>>>

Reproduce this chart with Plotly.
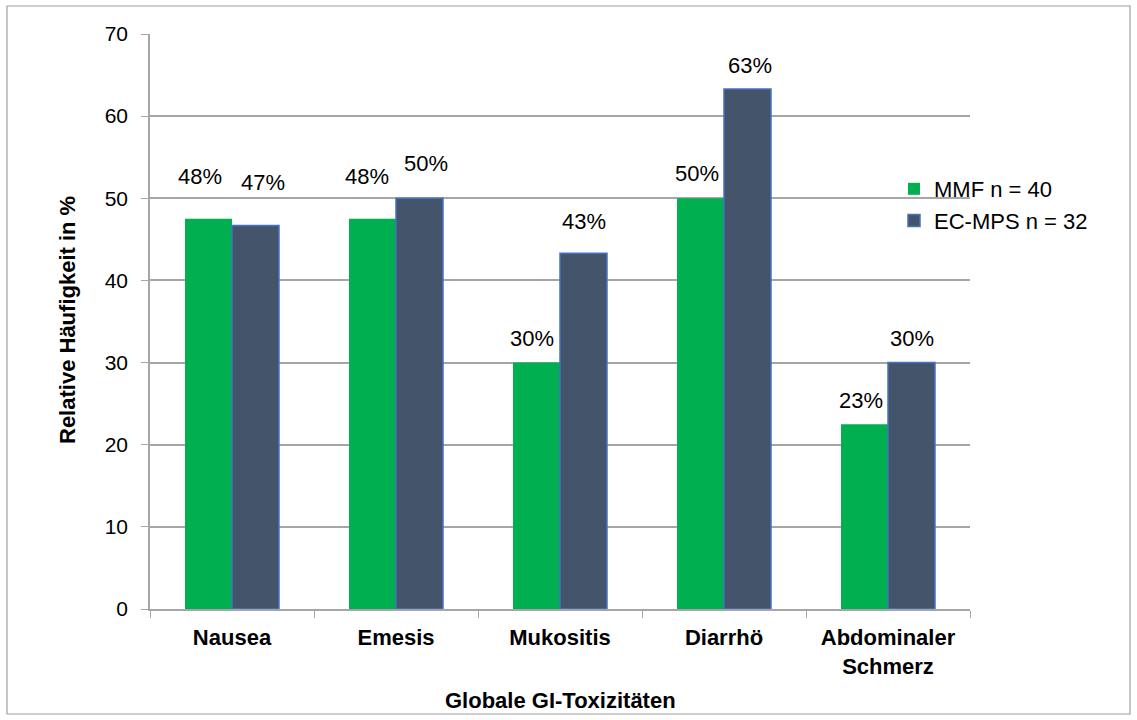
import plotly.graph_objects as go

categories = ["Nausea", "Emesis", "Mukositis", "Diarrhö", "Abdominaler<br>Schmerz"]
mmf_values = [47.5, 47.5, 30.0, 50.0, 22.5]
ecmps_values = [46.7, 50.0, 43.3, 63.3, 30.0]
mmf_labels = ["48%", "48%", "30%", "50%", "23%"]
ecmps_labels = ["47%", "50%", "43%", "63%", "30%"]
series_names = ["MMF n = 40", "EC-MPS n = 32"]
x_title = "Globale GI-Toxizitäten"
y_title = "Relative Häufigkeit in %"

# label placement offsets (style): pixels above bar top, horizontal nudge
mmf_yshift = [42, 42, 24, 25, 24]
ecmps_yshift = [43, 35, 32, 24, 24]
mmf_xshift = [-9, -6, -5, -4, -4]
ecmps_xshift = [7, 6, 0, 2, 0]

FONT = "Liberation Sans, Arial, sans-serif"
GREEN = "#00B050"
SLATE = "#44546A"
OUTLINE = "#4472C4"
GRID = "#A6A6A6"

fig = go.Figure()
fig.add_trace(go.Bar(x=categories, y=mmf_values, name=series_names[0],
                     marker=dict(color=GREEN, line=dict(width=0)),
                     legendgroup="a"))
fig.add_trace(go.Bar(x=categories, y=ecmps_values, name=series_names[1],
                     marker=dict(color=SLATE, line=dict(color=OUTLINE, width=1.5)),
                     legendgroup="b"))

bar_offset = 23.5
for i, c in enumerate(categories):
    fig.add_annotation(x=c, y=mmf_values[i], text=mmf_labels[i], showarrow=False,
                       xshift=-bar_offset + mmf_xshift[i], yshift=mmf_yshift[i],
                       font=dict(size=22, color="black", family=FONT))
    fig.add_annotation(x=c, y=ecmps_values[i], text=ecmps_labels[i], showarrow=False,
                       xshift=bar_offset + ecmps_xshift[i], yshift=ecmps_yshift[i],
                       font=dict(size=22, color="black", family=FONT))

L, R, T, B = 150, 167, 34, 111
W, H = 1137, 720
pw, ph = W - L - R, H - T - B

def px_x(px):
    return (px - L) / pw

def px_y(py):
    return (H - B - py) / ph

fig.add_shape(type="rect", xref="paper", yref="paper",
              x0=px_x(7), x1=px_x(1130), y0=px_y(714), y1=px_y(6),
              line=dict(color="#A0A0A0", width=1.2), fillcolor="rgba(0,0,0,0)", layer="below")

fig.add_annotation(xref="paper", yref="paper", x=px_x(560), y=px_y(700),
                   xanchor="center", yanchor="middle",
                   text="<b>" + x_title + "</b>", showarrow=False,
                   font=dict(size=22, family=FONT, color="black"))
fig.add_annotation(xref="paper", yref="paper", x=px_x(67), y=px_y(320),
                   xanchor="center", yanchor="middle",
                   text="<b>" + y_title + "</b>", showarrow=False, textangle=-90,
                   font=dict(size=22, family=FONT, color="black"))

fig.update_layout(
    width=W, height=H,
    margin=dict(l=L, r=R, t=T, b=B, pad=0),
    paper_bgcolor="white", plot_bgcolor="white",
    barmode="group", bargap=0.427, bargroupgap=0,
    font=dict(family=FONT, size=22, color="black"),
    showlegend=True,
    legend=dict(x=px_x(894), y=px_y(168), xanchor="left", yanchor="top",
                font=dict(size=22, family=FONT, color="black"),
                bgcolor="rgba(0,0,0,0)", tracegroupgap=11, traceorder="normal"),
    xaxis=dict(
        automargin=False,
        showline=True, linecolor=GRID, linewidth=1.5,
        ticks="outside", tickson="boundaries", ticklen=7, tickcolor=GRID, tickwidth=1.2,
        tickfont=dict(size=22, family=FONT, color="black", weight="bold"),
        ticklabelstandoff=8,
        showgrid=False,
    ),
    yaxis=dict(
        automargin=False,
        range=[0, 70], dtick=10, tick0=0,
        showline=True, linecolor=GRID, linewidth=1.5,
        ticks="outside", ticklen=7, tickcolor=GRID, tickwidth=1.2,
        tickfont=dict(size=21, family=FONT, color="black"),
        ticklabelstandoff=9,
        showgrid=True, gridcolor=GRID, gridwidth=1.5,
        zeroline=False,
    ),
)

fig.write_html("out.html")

<<<

- REQUIRED TASK:
From the first line of the material down to the line containing "return (H - B - py) / ph", inclusive, return each line exactly, skipping any picture.

- WRITTEN RESPONSE:
Reproduce this chart with Plotly.
import plotly.graph_objects as go

categories = ["Nausea", "Emesis", "Mukositis", "Diarrhö", "Abdominaler<br>Schmerz"]
mmf_values = [47.5, 47.5, 30.0, 50.0, 22.5]
ecmps_values = [46.7, 50.0, 43.3, 63.3, 30.0]
mmf_labels = ["48%", "48%", "30%", "50%", "23%"]
ecmps_labels = ["47%", "50%", "43%", "63%", "30%"]
series_names = ["MMF n = 40", "EC-MPS n = 32"]
x_title = "Globale GI-Toxizitäten"
y_title = "Relative Häufigkeit in %"

# label placement offsets (style): pixels above bar top, horizontal nudge
mmf_yshift = [42, 42, 24, 25, 24]
ecmps_yshift = [43, 35, 32, 24, 24]
mmf_xshift = [-9, -6, -5, -4, -4]
ecmps_xshift = [7, 6, 0, 2, 0]

FONT = "Liberation Sans, Arial, sans-serif"
GREEN = "#00B050"
SLATE = "#44546A"
OUTLINE = "#4472C4"
GRID = "#A6A6A6"

fig = go.Figure()
fig.add_trace(go.Bar(x=categories, y=mmf_values, name=series_names[0],
                     marker=dict(color=GREEN, line=dict(width=0)),
                     legendgroup="a"))
fig.add_trace(go.Bar(x=categories, y=ecmps_values, name=series_names[1],
                     marker=dict(color=SLATE, line=dict(color=OUTLINE, width=1.5)),
                     legendgroup="b"))

bar_offset = 23.5
for i, c in enumerate(categories):
    fig.add_annotation(x=c, y=mmf_values[i], text=mmf_labels[i], showarrow=False,
                       xshift=-bar_offset + mmf_xshift[i], yshift=mmf_yshift[i],
                       font=dict(size=22, color="black", family=FONT))
    fig.add_annotation(x=c, y=ecmps_values[i], text=ecmps_labels[i], showarrow=False,
                       xshift=bar_offset + ecmps_xshift[i], yshift=ecmps_yshift[i],
                       font=dict(size=22, color="black", family=FONT))

L, R, T, B = 150, 167, 34, 111
W, H = 1137, 720
pw, ph = W - L - R, H - T - B

def px_x(px):
    return (px - L) / pw

def px_y(py):
    return (H - B - py) / ph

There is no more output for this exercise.